Durante la década de los años sesenta, surgió un movimiento artístico que consiguió el milagro de revitalizar una cinematografía que había quedado completamente devastada por la Segunda Guerra Mundial. A la todopoderosa Alemania la habían divido, y su producción de celuloide obviamente estaba en un bache del que parecía casi imposible salir. Al menos a corto plazo. Para la soñada y casi utópica reactivación tuvo que esperarse a la eclosión de un grupo de cineastas a los que se puso bajo un mismo techo (más por cronología que no por compartir inquietudes) llamado ''Nuevo cine alemán''. En él sobresalieron nombres ahora tan míticos como Rainer Werner Fassbinder, Wim Wenders, y cómo no, el de Werner Herzog. Centrémonos en éste último.
Se han escrito cantidades innumerables de libros y ensayos que han tratado de reflejar y/o comprender la personalidad de uno de los directores más fascinantes de todos los tiempos, pero lo cierto es que su obra, para los no iniciados en la materia, puede resumirse poniéndonos en actitud cretina y reduciéndolo todo a que es un tío que está como una chota, que hace películas sobre tíos que están como una regadera... y a poder ser, les da vida juntándose con otros tíos que están aún más locos que él (véanse sus célebres colaboraciones con Klaus Kinski, su querido ''enemigo íntimo''). Ejemplos: si hay que subir un barco por una montaña, se hace. Literalmente. Nada de maquetas. Otro, si una isla está a punto de ser irremediablemente borrada del mapa por el estallido de un volcán, Werner va a la isla con una cámara, a ver si en ella encuentra a pirados que puedan hacerle sombra.
Hay centenares de ejemplos más (al fin y al cabo, hablamos de un creador ciertamente fecundo), pero lo importante es que prácticamente en cada obra que lleve su firma late con fuerza el mismo espíritu suicida de querer enfrentarse al destino; a las fuerzas de la naturaleza, en lo que casi siempre termina siendo un romántico, bellísimo y a la postre desgarrador intento de -tal y como él mismo lo bautizó- ''conquista de lo inútil''. Algo similar puede percibirse en el filme de enigmático título 'El río que era un hombre', sorprendente debut en el largometraje del director alemán de fotografía Jan Zabeil, que le valió el Premio a la Mejor Película en la Sección Nuevos Directores, en la última edición del Festival de Cine de San Sebastián.

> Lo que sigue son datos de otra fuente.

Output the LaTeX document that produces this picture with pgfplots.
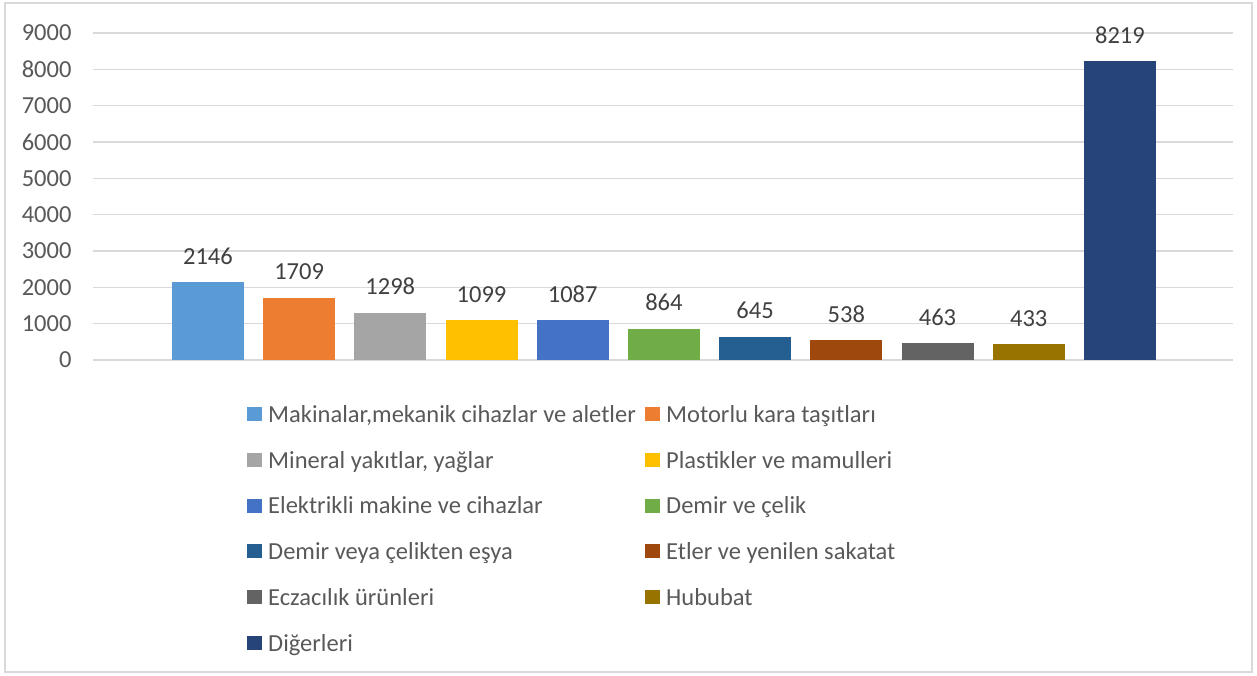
\documentclass[border=0pt]{standalone}
\usepackage{pgfplots}
\pgfplotsset{compat=1.18}
\usepackage{fontspec}
\setmainfont{Carlito}
\definecolor{c1}{HTML}{5B9BD5}
\definecolor{c2}{HTML}{ED7D31}
\definecolor{c3}{HTML}{A5A5A5}
\definecolor{c4}{HTML}{FFC000}
\definecolor{c5}{HTML}{4472C4}
\definecolor{c6}{HTML}{70AD47}
\definecolor{c7}{HTML}{255E91}
\definecolor{c8}{HTML}{9E480E}
\definecolor{c9}{HTML}{636363}
\definecolor{c10}{HTML}{997300}
\definecolor{c11}{HTML}{264478}
\definecolor{gridc}{HTML}{D9D9D9}
\definecolor{tickc}{HTML}{595959}
\definecolor{labc}{HTML}{404040}
\newcommand{\ls}{\rule[-6bp]{0pt}{24bp}}
\newcommand{\la}[1]{\makebox[377bp][l]{\ls #1}}
\begin{document}
\begin{tikzpicture}[x=1bp,y=1bp]
\path (0,0) rectangle (1257,676);
\draw[gridc, line width=1.2bp] (5,4) rectangle (1252,673);
\begin{axis}[
  at={(93bp,316bp)}, anchor=south west,
  scale only axis, width=1140bp, height=327bp,
  xmin=-1.26, xmax=11.24, ymin=0, ymax=9000,
  ybar, bar width=72bp,
  ytick={0,1000,...,9000}, xtick=\empty,
  ymajorgrids, major grid style={draw=gridc, line width=1.3bp},
  axis line style={draw=none}, major tick length=0pt,
  /pgf/number format/assume math mode=true,
  /pgf/number format/1000 sep={},
  yticklabel style={font=\fontsize{24.5bp}{28bp}\selectfont, text=tickc, xshift=-18bp},
  every axis plot/.append style={bar shift=0pt, draw=none},
  nodes near coords,
  every node near coord/.append style={font=\fontsize{24.5bp}{28bp}\selectfont, text=labc, anchor=base, yshift=18bp},
  legend columns=2,
  legend cell align=left,
  legend style={at={(0.1351,-0.1346)}, anchor=north west, draw=none, fill=none, inner sep=0pt,
    nodes={inner sep=0pt},
    font=\fontsize{24.5bp}{28bp}\selectfont, text=tickc, row sep=26.3bp,
    /tikz/every odd column/.append style={column sep=6bp},
    /tikz/every even column/.append style={column sep=0bp}},
  legend image code/.code={\fill[#1] (0bp,-7bp) rectangle (15bp,7bp);},
]
\addplot[fill=c1] coordinates {(0,2146)};
\addplot[fill=c2] coordinates {(1,1709)};
\addplot[fill=c3] coordinates {(2,1298)};
\addplot[fill=c4] coordinates {(3,1099)};
\addplot[fill=c5] coordinates {(4,1087)};
\addplot[fill=c6] coordinates {(5,864)};
\addplot[fill=c7] coordinates {(6,645)};
\addplot[fill=c8] coordinates {(7,538)};
\addplot[fill=c9] coordinates {(8,463)};
\addplot[fill=c10] coordinates {(9,433)};
\addplot[fill=c11] coordinates {(10,8219)};
\legend{\la{Makinalar,mekanik cihazlar ve aletler},\ls Motorlu kara taşıtları,
\la{Mineral yakıtlar, yağlar},\ls Plastikler ve mamulleri,
\la{Elektrikli makine ve cihazlar},\ls Demir ve çelik,
\la{Demir veya çelikten eşya},\ls Etler ve yenilen sakatat,
\la{Eczacılık ürünleri},\ls Hububat,
\la{Diğerleri}}
\end{axis}
\end{tikzpicture}
\end{document}
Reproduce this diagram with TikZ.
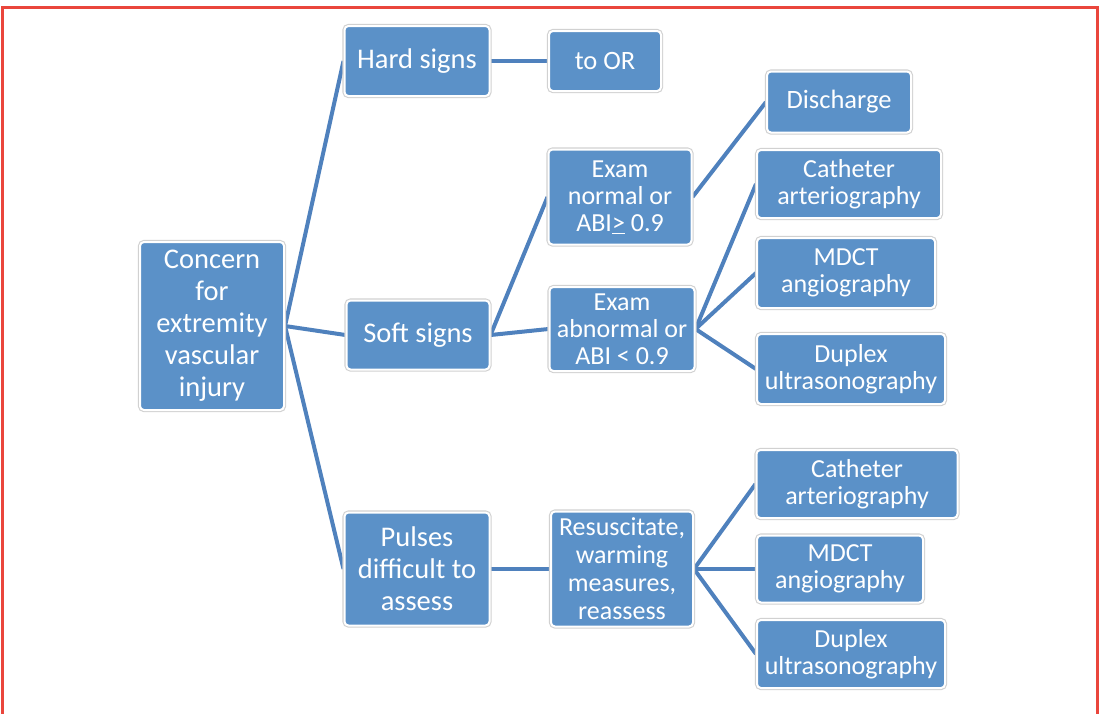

Es ésta una de estas películas cuyo desembarco en las salas comerciales cabe tildarse de auténtico milagro -o locura-, al ser el ar thouse su único y verdadero hábitat natural. No obstante, o quizás precisamente por esto, es de agradecer que alguien haya tenido la insensatez -empresarial, que es lo que manda en este mundillo- de ponerla al alcance del público medio. Eso sí, el riesgo de que el autor y su séquito salgan a pedradas del escenario es más que alto (de hecho, en su presentación oficial en el Zinemaldia, los asistentes, en el mejor de los casos, reaccionaron con tibios y apagadísimos aplausos). Es lo que pasa cuando un experimento tan radical llega a ojos de un público que, en su amplia mayoría, tiene la vista desentrenada para apreciar o entender propuestas que van -mucho- más allá de un mainstream cada vez más fácil de digerir. Aquí estamos en las antípodas.
Por esto llegar a la comprensión total de obras como 'El río que era un hombre' es una meta que sólo podría alcanzarse teniendo suficiente poder telepático como para ser capaz de leer la mente del autor. Una vez descartado pues el vano intento de entender qué es lo que realmente pretenden decirnos los avatares de este viaje único y totalmente inmersito, en el que reinan los silencios, es hora de esperanzarse con el descubrimiento de un cineasta rabiosamente diferente y con una capacidad sobrehumana para filmar lo que teóricamente no puede filmarse. Lo que seguro que no se puede es explicarse con palabras, solo puede mirarse (que no ver). Es algo así como aquello conocido como ''la llamada de África''. Algo que va mucho más allá de toparse violentamente con un depredador en la inmensidad de la sabana, algo que va más allá de estar en el ojo del huracán. Es la búsqueda instintiva de lo plástica y espiritualmente sublime, mezclándose cines tan alejados como hermanos como lo son el del mencionado Herzog y el de Apichatpong Weerasethakul. Es querer estar en el sitio y momento exacto donde va a caer el relámpago; es querer mimetizarse por completo con la naturaleza... Definitivamente no hay forma humana de explicarlo. Por suerte, donde no llegan las letras, sí lo hace el fotograma. Amén.